September 8, 2009

Crêpes au Cerises

Crepes Cerise 2

Now that I have nearly 2 liters of cherry liqueur sitting around, I have to come up with excuses to use it. Yes, it makes a great Cherry Coke, but I can only drink so many of those. As it happens, I'm teaching a series of classes based on classic French cooking, so instead of Crêpes Suzette, I made this.

Ratio_ImageFirst I made some crêpes using the basic ratio in Michael Ruhlman's Ratio. If you don't have that book yet, you really ought to get a copy. The standard ratio for crêpe batter is 2:2:1 (liquid : egg : flour), which works out to 8 ounces of liquid, 4 large eggs, and 4 ounces of flour. He suggests milk for the liquid. I used  cherry liqueur and milk. I also added a tablespoon of sugar, whisked everything together, then covered and refrigerated for several hours to let the flour hydrate fully.

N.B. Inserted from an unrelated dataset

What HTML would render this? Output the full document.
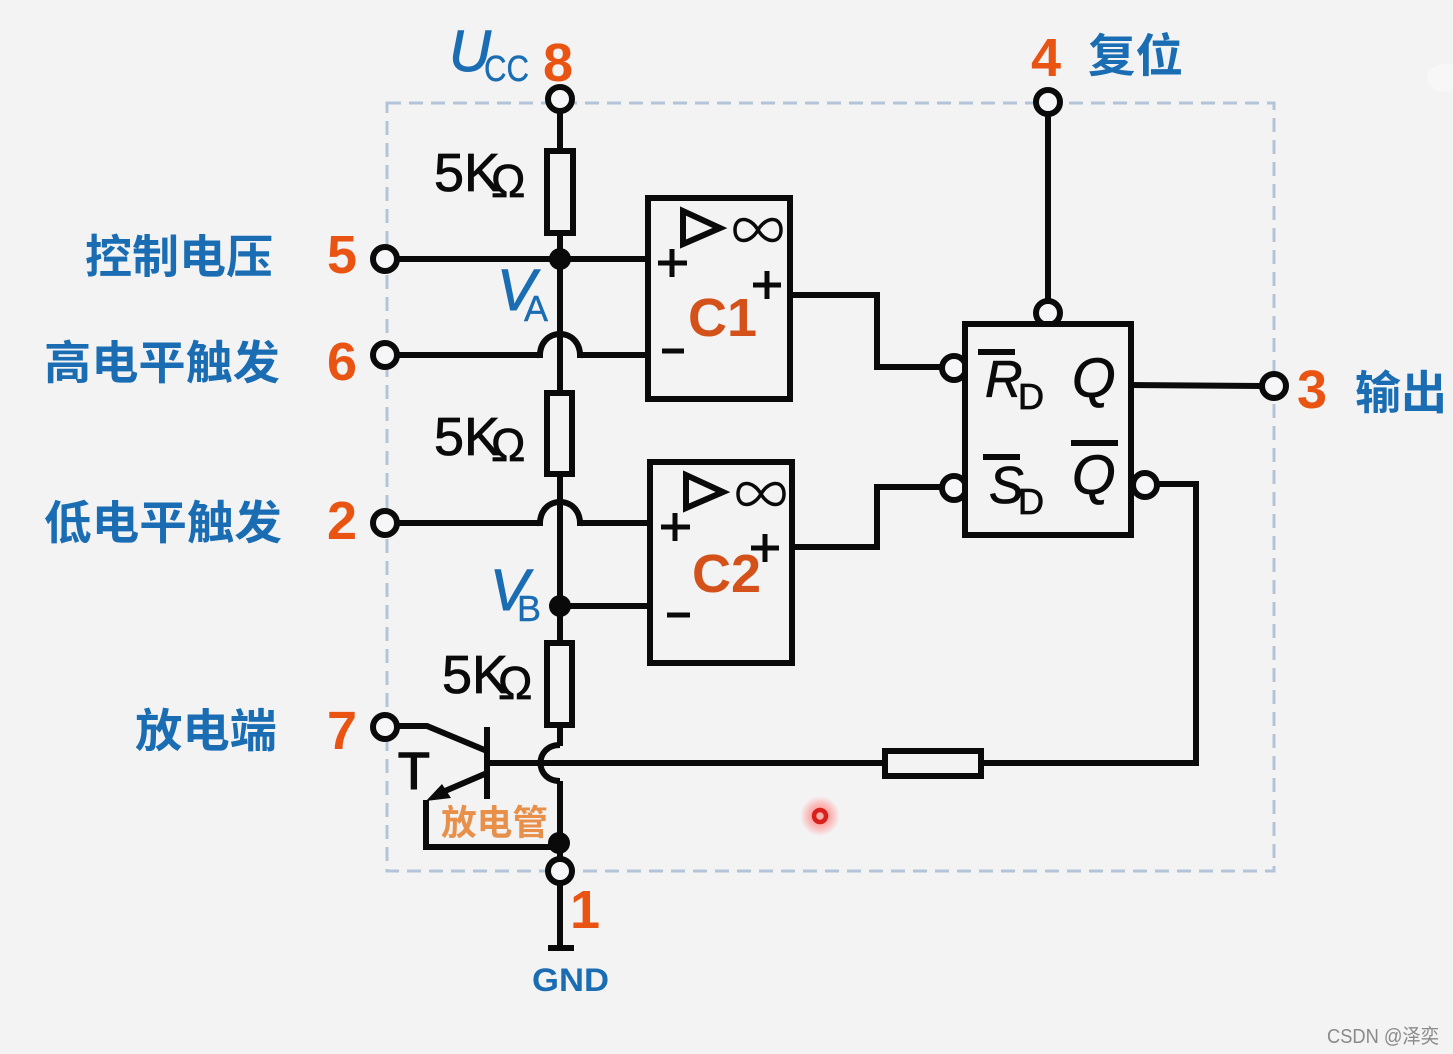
<!DOCTYPE html>
<html>
<head>
<meta charset="utf-8">
<style>
html,body{margin:0;padding:0;background:#f3f3f4;width:1453px;height:1054px;overflow:hidden}
svg{display:block}
text{font-family:"Liberation Sans","Noto Sans CJK SC",sans-serif}
.cn{fill:#1a6db3;font-size:46px;font-weight:700}
.num{fill:#ea5413;font-size:54px;font-weight:700}
.blk{fill:#0a0a0a;stroke:#0a0a0a;stroke-width:.8}
.w{fill:none;stroke:#0a0a0a;stroke-width:6}
.c{fill:#f6f6f8;stroke:#0a0a0a;stroke-width:6}
.t{fill:#1a6db3;stroke:#1a6db3;stroke-width:1;font-style:italic;font-size:58px}
.s{fill:#1a6db3;stroke:#1a6db3;stroke-width:.4;font-size:36px}
</style>
</head>
<body>
<svg width="1453" height="1054" viewBox="0 0 1453 1054" xmlns="http://www.w3.org/2000/svg">
<defs>
<radialGradient id="halo"><stop offset="0" stop-color="#fb8f90"/><stop offset=".55" stop-color="#fcb4b4"/><stop offset="1" stop-color="#f3f3f4"/></radialGradient>
</defs>
<rect width="1453" height="1054" fill="#f3f3f4"/>
<ellipse cx="1445" cy="78" rx="18" ry="14" fill="#f7f7f7"/>
<rect x="387" y="103" width="887" height="768" fill="none" stroke="#b4c4d8" stroke-width="3" stroke-dasharray="14 8"/>

<!-- wires -->
<path class="w" d="M560 110V746M560 781V860M560 882V948M548 948H574"/>
<path class="w" d="M396 259H648M396 355H543M577 355H648M396 523H543M577 523H650M560 606H650"/>
<path class="w" d="M540 358C538 326 582 326 580 358M540 526C538 494 582 494 580 526M560 745C534 745 534 781 560 781"/>
<path class="w" d="M790 295H877V367H942M792 547H877V487H942"/>
<path class="w" d="M1048 114V302M1131 385L1262 386M1157 484H1196V763H981M885 763H490"/>
<path class="w" d="M397 726H427L487 751M487 727V799M487 773L438 794M426 800V847H560"/>
<path d="M426 801L442 784L451 798Z" fill="#0a0a0a"/>

<!-- resistors -->
<rect class="w" x="547" y="151" width="26" height="82" style="fill:#f3f3f4"/>
<rect class="w" x="547" y="393" width="25" height="81" style="fill:#f3f3f4"/>
<rect class="w" x="547" y="643" width="25" height="82" style="fill:#f3f3f4"/>
<rect class="w" x="885" y="751" width="96" height="25" style="fill:#f3f3f4"/>

<!-- comparators -->
<rect class="w" x="648" y="198" width="142" height="201" style="fill:#f3f3f4"/>
<rect class="w" x="650" y="462" width="142" height="201" style="fill:#f3f3f4"/>
<path class="w" d="M683 211V244L720 228Z"/>
<path class="w" d="M686 475V508L723 492Z"/>
<g class="w" style="stroke-width:5">
<path d="M658 263H687M672 249V277M753 285H781M767 271V299M662 351H684"/>
<path d="M661 527H690M675 513V541M751 548H779M765 534V562M667 615H690"/>
</g>
<path class="w" style="stroke-width:3.5" d="M758 230C750 216 735 216 735 230C735 244 750 244 758 230C766 216 781 216 781 230C781 244 766 244 758 230Z"/>
<path class="w" style="stroke-width:3.5" d="M761 494C753 480 738 480 738 494C738 508 753 508 761 494C769 480 784 480 784 494C784 508 769 508 761 494Z"/>
<text x="688" y="336" font-size="54" font-weight="700" fill="#d4521a">C1</text>
<text x="692" y="592" font-size="54" font-weight="700" fill="#d4521a">C2</text>

<!-- flip-flop -->
<circle class="c" cx="1048" cy="313" r="12"/>
<circle class="c" cx="954" cy="368" r="12"/>
<circle class="c" cx="954" cy="488" r="12"/>
<circle class="c" cx="1145" cy="485" r="12"/>
<rect class="w" x="965" y="324" width="166" height="211" style="fill:#f3f3f4"/>
<path class="w" d="M978 352H1015M983 457H1020M1071 443H1118"/>
<text class="blk" x="985" y="397" font-size="52" font-style="italic">R</text>
<text class="blk" x="1018" y="409" font-size="36">D</text>
<text class="blk" x="1072" y="397" font-size="56" font-style="italic">Q</text>
<text class="blk" x="989" y="503" font-size="52" font-style="italic">S</text>
<text class="blk" x="1018" y="514" font-size="36">D</text>
<text class="blk" x="1072" y="494" font-size="56" font-style="italic">Q</text>

<!-- terminals -->
<circle class="c" cx="560" cy="99" r="12"/>
<circle class="c" cx="385" cy="259" r="12"/>
<circle class="c" cx="385" cy="355" r="12"/>
<circle class="c" cx="385" cy="523" r="12"/>
<circle class="c" cx="385" cy="727" r="12"/>
<circle class="c" cx="560" cy="871" r="12"/>
<circle class="c" cx="1048" cy="102" r="12"/>
<circle class="c" cx="1274" cy="386" r="12"/>
<circle cx="560" cy="259" r="11" fill="#0a0a0a"/>
<circle cx="560" cy="606" r="11" fill="#0a0a0a"/>
<circle cx="559" cy="843" r="11" fill="#0a0a0a"/>

<!-- resistor labels -->
<text class="blk" x="434" y="191" font-size="54">5K</text>
<text class="blk" x="491" y="197" font-size="46">Ω</text>
<text class="blk" x="434" y="455" font-size="54">5K</text>
<text class="blk" x="491" y="461" font-size="46">Ω</text>
<text class="blk" x="442" y="693" font-size="54">5K</text>
<text class="blk" x="498" y="699" font-size="46">Ω</text>
<text class="blk" x="398" y="789" font-size="52" style="stroke-width:1.5">T</text>

<!-- blue labels -->
<text class="t" x="449" y="71">U</text>
<text class="s" x="484" y="81" textLength="45" lengthAdjust="spacingAndGlyphs">CC</text>
<text class="t" x="497" y="310">V</text>
<text class="s" x="524" y="321">A</text>
<text class="t" x="490" y="610">V</text>
<text class="s" x="517" y="621">B</text>
<text class="cn" x="85" y="273" textLength="188" lengthAdjust="spacingAndGlyphs">控制电压</text>
<text class="cn" x="44" y="379" textLength="236" lengthAdjust="spacingAndGlyphs">高电平触发</text>
<text class="cn" x="44" y="539" textLength="238" lengthAdjust="spacingAndGlyphs">低电平触发</text>
<text class="cn" x="135" y="747" textLength="142" lengthAdjust="spacingAndGlyphs">放电端</text>
<text class="cn" x="1088" y="72" textLength="95" lengthAdjust="spacingAndGlyphs">复位</text>
<text class="cn" x="1355" y="409" textLength="92" lengthAdjust="spacingAndGlyphs">输出</text>
<text x="532" y="991" font-size="32" font-weight="700" fill="#1a6db3" textLength="77" lengthAdjust="spacingAndGlyphs">GND</text>

<!-- orange numbers -->
<text class="num" x="327" y="273">5</text>
<text class="num" x="327" y="380">6</text>
<text class="num" x="327" y="539">2</text>
<text class="num" x="327" y="749">7</text>
<text class="num" x="543" y="81">8</text>
<text class="num" x="1031" y="76">4</text>
<text class="num" x="1297" y="408">3</text>
<text class="num" x="570" y="928">1</text>
<text x="441" y="835" font-size="35" font-weight="700" fill="#e8904a" textLength="107" lengthAdjust="spacingAndGlyphs">放电管</text>

<!-- pointer -->
<circle cx="820" cy="816" r="20" fill="url(#halo)"/>
<circle cx="820" cy="816" r="6" fill="#f7b0a8" stroke="#d8201c" stroke-width="4.5"/>

<!-- watermark -->
<text x="1327" y="1043" font-size="20" fill="#8a8a8a" textLength="112" lengthAdjust="spacingAndGlyphs">CSDN @泽奕</text>
</svg>
</body>
</html>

Next, I altered the standard Suzette butter, which calls for orange. I used the zest and juice of one tangelo instead, to which I added a third of a cup of sugar and ½ cup (1 stick) of unsalted butter. The ingredients went into a food processor for thorough mixing, then into a covered bowl for thorough chilling.

The cherry liqueur I'd made tasted pretty good, but I felt it needed more depth, so about a week ago I strained it and added half a pound of dried sour cherries. They cut just enough of the sweetness to make the liqueur much better, and at the same time added a third layer of cherry flavor. I strained those cherries out of the liqueur and chopped some to add to my dessert.

To complete the dessert, I heated a large skillet (12") over medium high heat, then added about half the compound butter. As the butter melted, I added the crêpes, folded in triangles, and the chopped cherries. Once everything was hot and the butter was bubbling nicely, I added about a third of a cup of cherry liqueur and flambéed. After plating, I added a dollop of crème fraîche to balance the sweetness.

If you don't mind the number of steps in this preparation, making a flambéed crêpe dessert is a rather spectacular way to finish off a meal. Do be careful, though, or have enough to share with the fire department.